The Federal Reserve is the largest and most influential central bank by a long way. What happens in the meetings, the press conference, and the minutes are all very significant in terms of what happens to the US Dollar, US Interest Rates, and therefore all other financial assets, especially gold.
The ECB Decision
The Governing Council of the central bank of the Eurozone meets every six weeks.
The BOE Decision
The Monetary Policy Committee (MPC) of the Bank of England meets approximately every six weeks.
The BOJ Decision
The Monetary Policy meeting of the Bank of Japan is held approximately once per month.
The NFP report (Non-Farm Payrolls – US Employment Report)
The Fed is important for gold prices and the NFP reports are important for the Fed. The report, usually released on the first Friday of each month, contains data on employment, unemployment rate, and wage growth in the US. Higher employment and higher wage growth are a sign of economic strength and could encourage the Fed to increase interest rates. So, a good report is not necessarily good news for gold prices. The less followed but still influential ADP jobs report is usually released a few days before and is also worth following.
The WGC Quarterly Report
Demand and supply trends are more important for longer price movements. Investors who want to track investment demand in China or production changes can get this data from the World Gold Council quarterly reports, which are published in the middle of each quarter. These reports can form the basis of understanding the fundamentals of the gold market.
Inflation is one of the key determinants for gold prices over longer-term horizons. High inflation may cause gold prices to rise.
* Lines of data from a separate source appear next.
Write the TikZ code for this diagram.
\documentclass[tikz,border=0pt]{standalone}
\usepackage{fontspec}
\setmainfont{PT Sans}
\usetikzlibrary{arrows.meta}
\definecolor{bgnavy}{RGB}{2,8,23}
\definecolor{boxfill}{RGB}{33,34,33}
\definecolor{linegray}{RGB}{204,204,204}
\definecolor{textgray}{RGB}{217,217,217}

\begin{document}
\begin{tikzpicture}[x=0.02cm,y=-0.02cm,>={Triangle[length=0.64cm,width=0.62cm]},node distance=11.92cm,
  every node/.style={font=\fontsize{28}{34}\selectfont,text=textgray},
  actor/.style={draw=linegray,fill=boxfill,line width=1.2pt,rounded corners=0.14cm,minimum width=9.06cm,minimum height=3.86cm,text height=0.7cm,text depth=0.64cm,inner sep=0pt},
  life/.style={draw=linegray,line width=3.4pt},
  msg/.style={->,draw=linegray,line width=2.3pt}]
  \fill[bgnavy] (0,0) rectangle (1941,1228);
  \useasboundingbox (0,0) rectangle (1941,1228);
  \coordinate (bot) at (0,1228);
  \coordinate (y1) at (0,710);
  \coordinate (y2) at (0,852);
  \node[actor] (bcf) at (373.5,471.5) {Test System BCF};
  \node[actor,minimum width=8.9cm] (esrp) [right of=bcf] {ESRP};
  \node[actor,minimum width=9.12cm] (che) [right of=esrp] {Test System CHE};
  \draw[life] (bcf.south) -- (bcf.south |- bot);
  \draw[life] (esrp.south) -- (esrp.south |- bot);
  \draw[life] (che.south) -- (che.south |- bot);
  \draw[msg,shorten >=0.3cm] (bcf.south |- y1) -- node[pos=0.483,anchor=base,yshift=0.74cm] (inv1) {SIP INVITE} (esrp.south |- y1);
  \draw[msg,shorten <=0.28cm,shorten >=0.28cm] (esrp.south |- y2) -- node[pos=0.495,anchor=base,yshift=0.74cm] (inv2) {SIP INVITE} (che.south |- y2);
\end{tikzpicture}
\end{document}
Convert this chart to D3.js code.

However, in the short term, higher inflation may have an impact on interest rates; if traders believe that higher inflation leads to interest rate increases, such reports could hurt gold prices. Because of the relationship with the dollar, US reports on inflation are the most important and they are published twice per month with the Consumer Price Index (CPI) and Personal Consumption Expenditure (PCE) inflation.
This is not a specific report, but domestic and global political risks are closely watched by traders. For example, it’s not uncommon for gold prices to rise as a consequence of global unease – for example, North Korea launching a rocket test, or tensions in the Middle East intensifying.
These events often have just a short-term impact, but it might be significant. Investors treat gold as a safe asset and buy it when risk increases, while reducing their exposure when the risks start to diminish.
Additionally, keeping an eye on upcoming elections, referenda, meetings of heads of states, trade disputes, and territorial disputes are crucial to help inform about the current state of the gold market.
For domestic politics pay attention to stimulus packages and tax and regulatory changes.
They also form part of a bigger picture of the evolving configuration of the global political system and therefore the global economic system.